## DO THIS
Will you write out the data exactly, excluding every picture?

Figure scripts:
==*==

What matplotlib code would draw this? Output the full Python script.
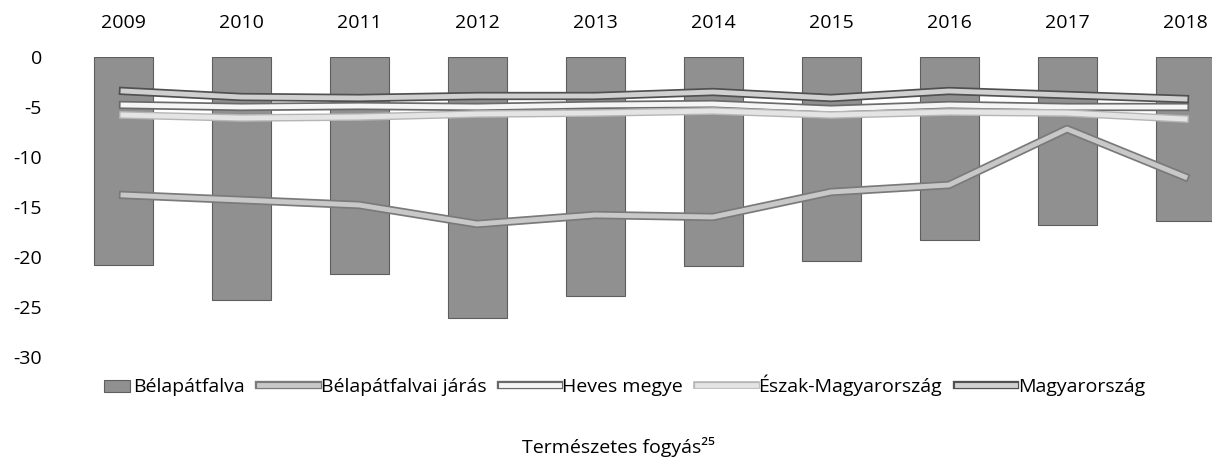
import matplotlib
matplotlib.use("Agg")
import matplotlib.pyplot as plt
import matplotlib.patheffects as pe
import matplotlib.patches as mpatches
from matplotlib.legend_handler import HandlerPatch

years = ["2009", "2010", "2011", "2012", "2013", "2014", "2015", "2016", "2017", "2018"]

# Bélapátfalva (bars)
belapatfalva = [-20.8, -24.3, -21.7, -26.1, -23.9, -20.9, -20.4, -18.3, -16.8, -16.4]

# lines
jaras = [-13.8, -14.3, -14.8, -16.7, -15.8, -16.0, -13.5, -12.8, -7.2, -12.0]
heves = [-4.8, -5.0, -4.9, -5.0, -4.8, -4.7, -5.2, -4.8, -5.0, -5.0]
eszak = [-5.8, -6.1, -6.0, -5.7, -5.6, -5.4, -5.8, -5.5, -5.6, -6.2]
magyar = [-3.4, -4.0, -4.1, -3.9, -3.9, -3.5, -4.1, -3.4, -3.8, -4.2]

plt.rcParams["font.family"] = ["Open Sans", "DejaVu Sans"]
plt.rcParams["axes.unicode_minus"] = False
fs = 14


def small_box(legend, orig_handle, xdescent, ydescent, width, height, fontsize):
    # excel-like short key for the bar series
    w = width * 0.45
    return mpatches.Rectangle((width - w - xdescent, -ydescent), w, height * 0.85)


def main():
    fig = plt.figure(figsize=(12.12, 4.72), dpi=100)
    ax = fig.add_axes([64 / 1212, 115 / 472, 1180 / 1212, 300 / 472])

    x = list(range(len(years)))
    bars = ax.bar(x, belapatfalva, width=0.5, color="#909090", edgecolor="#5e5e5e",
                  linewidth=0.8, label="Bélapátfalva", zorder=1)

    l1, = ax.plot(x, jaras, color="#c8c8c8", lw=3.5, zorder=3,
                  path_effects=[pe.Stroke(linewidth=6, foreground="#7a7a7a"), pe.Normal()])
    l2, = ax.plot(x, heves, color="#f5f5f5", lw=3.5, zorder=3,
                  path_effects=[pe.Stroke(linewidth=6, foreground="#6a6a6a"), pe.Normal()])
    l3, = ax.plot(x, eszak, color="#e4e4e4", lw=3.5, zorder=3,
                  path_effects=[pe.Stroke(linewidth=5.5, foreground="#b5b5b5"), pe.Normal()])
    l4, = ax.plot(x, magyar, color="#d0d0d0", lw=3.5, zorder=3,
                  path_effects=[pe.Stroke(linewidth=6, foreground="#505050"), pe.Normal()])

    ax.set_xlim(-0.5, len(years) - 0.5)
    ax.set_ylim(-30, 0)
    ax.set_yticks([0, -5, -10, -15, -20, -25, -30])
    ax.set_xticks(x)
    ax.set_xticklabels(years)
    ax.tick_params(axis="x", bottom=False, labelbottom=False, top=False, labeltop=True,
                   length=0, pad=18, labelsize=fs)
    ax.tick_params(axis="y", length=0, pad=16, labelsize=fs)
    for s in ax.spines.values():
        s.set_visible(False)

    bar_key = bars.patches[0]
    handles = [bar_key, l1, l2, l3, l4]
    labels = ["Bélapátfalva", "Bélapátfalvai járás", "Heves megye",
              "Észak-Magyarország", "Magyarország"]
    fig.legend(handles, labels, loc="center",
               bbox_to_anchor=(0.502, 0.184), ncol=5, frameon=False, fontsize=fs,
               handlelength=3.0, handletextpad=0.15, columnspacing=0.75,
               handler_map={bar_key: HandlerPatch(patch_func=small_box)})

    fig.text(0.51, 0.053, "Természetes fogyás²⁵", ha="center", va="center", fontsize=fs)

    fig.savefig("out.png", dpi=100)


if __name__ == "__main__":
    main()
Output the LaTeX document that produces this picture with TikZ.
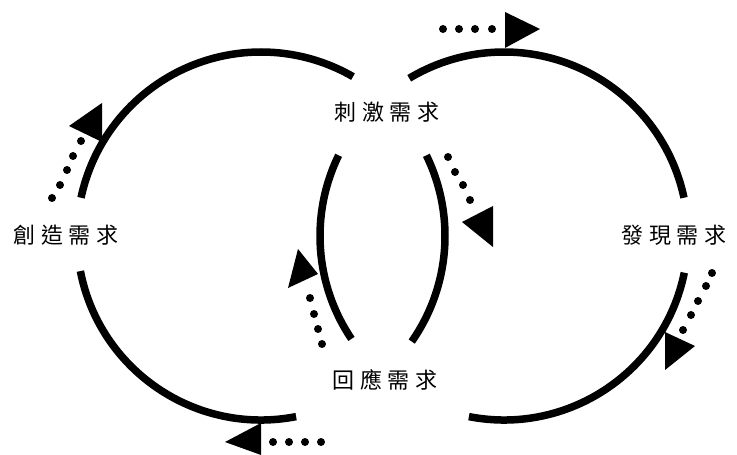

==*==

## FINISHED TASK
What matplotlib code would draw this? Output the full Python script.
import matplotlib
matplotlib.use("Agg")
import matplotlib.pyplot as plt
import matplotlib.patheffects as pe
import matplotlib.patches as mpatches
from matplotlib.legend_handler import HandlerPatch

years = ["2009", "2010", "2011", "2012", "2013", "2014", "2015", "2016", "2017", "2018"]

# Bélapátfalva (bars)
belapatfalva = [-20.8, -24.3, -21.7, -26.1, -23.9, -20.9, -20.4, -18.3, -16.8, -16.4]

# lines
jaras = [-13.8, -14.3, -14.8, -16.7, -15.8, -16.0, -13.5, -12.8, -7.2, -12.0]
heves = [-4.8, -5.0, -4.9, -5.0, -4.8, -4.7, -5.2, -4.8, -5.0, -5.0]
eszak = [-5.8, -6.1, -6.0, -5.7, -5.6, -5.4, -5.8, -5.5, -5.6, -6.2]
magyar = [-3.4, -4.0, -4.1, -3.9, -3.9, -3.5, -4.1, -3.4, -3.8, -4.2]

plt.rcParams["font.family"] = ["Open Sans", "DejaVu Sans"]
plt.rcParams["axes.unicode_minus"] = False
fs = 14


def small_box(legend, orig_handle, xdescent, ydescent, width, height, fontsize):
    # excel-like short key for the bar series
    w = width * 0.45
    return mpatches.Rectangle((width - w - xdescent, -ydescent), w, height * 0.85)


def main():
    fig = plt.figure(figsize=(12.12, 4.72), dpi=100)
    ax = fig.add_axes([64 / 1212, 115 / 472, 1180 / 1212, 300 / 472])

    x = list(range(len(years)))
    bars = ax.bar(x, belapatfalva, width=0.5, color="#909090", edgecolor="#5e5e5e",
                  linewidth=0.8, label="Bélapátfalva", zorder=1)

    l1, = ax.plot(x, jaras, color="#c8c8c8", lw=3.5, zorder=3,
                  path_effects=[pe.Stroke(linewidth=6, foreground="#7a7a7a"), pe.Normal()])
    l2, = ax.plot(x, heves, color="#f5f5f5", lw=3.5, zorder=3,
                  path_effects=[pe.Stroke(linewidth=6, foreground="#6a6a6a"), pe.Normal()])
    l3, = ax.plot(x, eszak, color="#e4e4e4", lw=3.5, zorder=3,
                  path_effects=[pe.Stroke(linewidth=5.5, foreground="#b5b5b5"), pe.Normal()])
    l4, = ax.plot(x, magyar, color="#d0d0d0", lw=3.5, zorder=3,
                  path_effects=[pe.Stroke(linewidth=6, foreground="#505050"), pe.Normal()])

    ax.set_xlim(-0.5, len(years) - 0.5)
    ax.set_ylim(-30, 0)
    ax.set_yticks([0, -5, -10, -15, -20, -25, -30])
    ax.set_xticks(x)
    ax.set_xticklabels(years)
    ax.tick_params(axis="x", bottom=False, labelbottom=False, top=False, labeltop=True,
                   length=0, pad=18, labelsize=fs)
    ax.tick_params(axis="y", length=0, pad=16, labelsize=fs)
    for s in ax.spines.values():
        s.set_visible(False)

    bar_key = bars.patches[0]
    handles = [bar_key, l1, l2, l3, l4]
    labels = ["Bélapátfalva", "Bélapátfalvai járás", "Heves megye",
              "Észak-Magyarország", "Magyarország"]
    fig.legend(handles, labels, loc="center",
               bbox_to_anchor=(0.502, 0.184), ncol=5, frameon=False, fontsize=fs,
               handlelength=3.0, handletextpad=0.15, columnspacing=0.75,
               handler_map={bar_key: HandlerPatch(patch_func=small_box)})

    fig.text(0.51, 0.053, "Természetes fogyás²⁵", ha="center", va="center", fontsize=fs)

    fig.savefig("out.png", dpi=100)


if __name__ == "__main__":
    main()
Output the LaTeX document that produces this picture with TikZ.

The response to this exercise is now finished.